The first European banknote

Cité de l’Économie et de la Monnaie is to exhibit a fac­simile, a gift by Stockholm’s Myn­tkabin­ettet, of one of the first ever European bank­notes – a 100 daler note, issued by Stock­holms Banco in 1666.

 

Bank­notes first appeared in China around 1000 AD. They did not emerge in Europe until 600 years later, in Sweden.

As early as the beginning of the 17th century in the Neth­er­lands, the Bank of Ams­terdam began issuing bills to mer­chants in exchange for the deposit of cash, thus enabling them to trade amongst them­selves without having to phys­ically exchange their gold or silver coins, which remained at the bank. However, these bills were not yet bank­notes in the strict sense of the word in that they had no impact on the amount of money in cir­cu­lation: they were simple sub­sti­tutes for the deposited coins.

In Europe, the first real banknote was issued in 1661 by Johan Palm­struch, the founder of Stock­holms Banco, a private bank under State charter. Although the bank con­tinued to guar­antee repayment of the bank­notes in cash, it no longer main­tained strict parity between the amount of notes issued and the amount of cash deposited, as Johan Palm­struch con­sidered it unlikely that all the holders of bank­notes would ask to be repaid at the same time. And so the banknote was born, as a com­ple­mentary means of payment to coins.

17th century Sweden’s mon­etary history largely explains this rel­at­ively pre­mature emer­gence of the banknote in this country. The abundant supply of domestic copper pro­duced by the Falun mines had led King Gustav Adolph to order the issuance of dalers, large copper coins. Com­pet­ition from copper pro­ducers in the Far East then led to a depre­ci­ation in copper’s value as from the middle of the century, obliging the gov­ernment to issue heavier copper coins to maintain the parity between copper and silver coinage. To do so, it forged huge sheets of copper, weighing up to 19kg or more for plat­mynts, which were worth ten silver dalers. Other sheets, worth two silver dalers, weighed in at more than 3kg.
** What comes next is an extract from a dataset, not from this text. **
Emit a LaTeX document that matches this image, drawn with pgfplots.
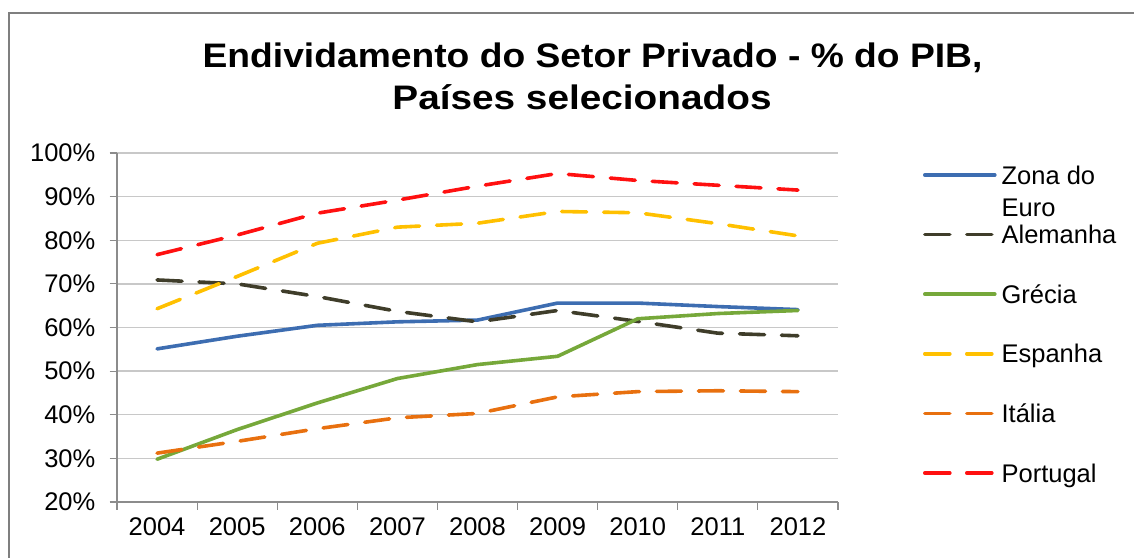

The incon­venient size and weight of these coins nat­urally encouraged their owners to deposit them with the banks and the banks to ini­tially issue cer­ti­ficates of deposit, as in the Neth­er­lands. These cer­ti­ficates would become bank­notes as from 1661, when Johan Palm­struch decided to dis­so­ciate the amount of the notes issued by his bank from the amount of cash that his cus­tomers deposited.

While there are no remaining examples of the first bank­notes from 1661, a few notes have sur­vived from a slightly later issue, in 1666, including the 100 daler note men­tioned above.

Excessive issuance of bank­notes led Stock­holms Banco quite rapidly into bank­ruptcy. In 1668, a new insti­tution, Riksens Ständers Bank (the Bank of the Estates of the Realm, which would later become the Riksbank, Sweden’s central bank) was created to replace it, under the super­vision of Par­liament. Heedful of the exper­ience of Stock­holms Banco, however, the new bank refrained from issuing bank­notes until the early 19th century.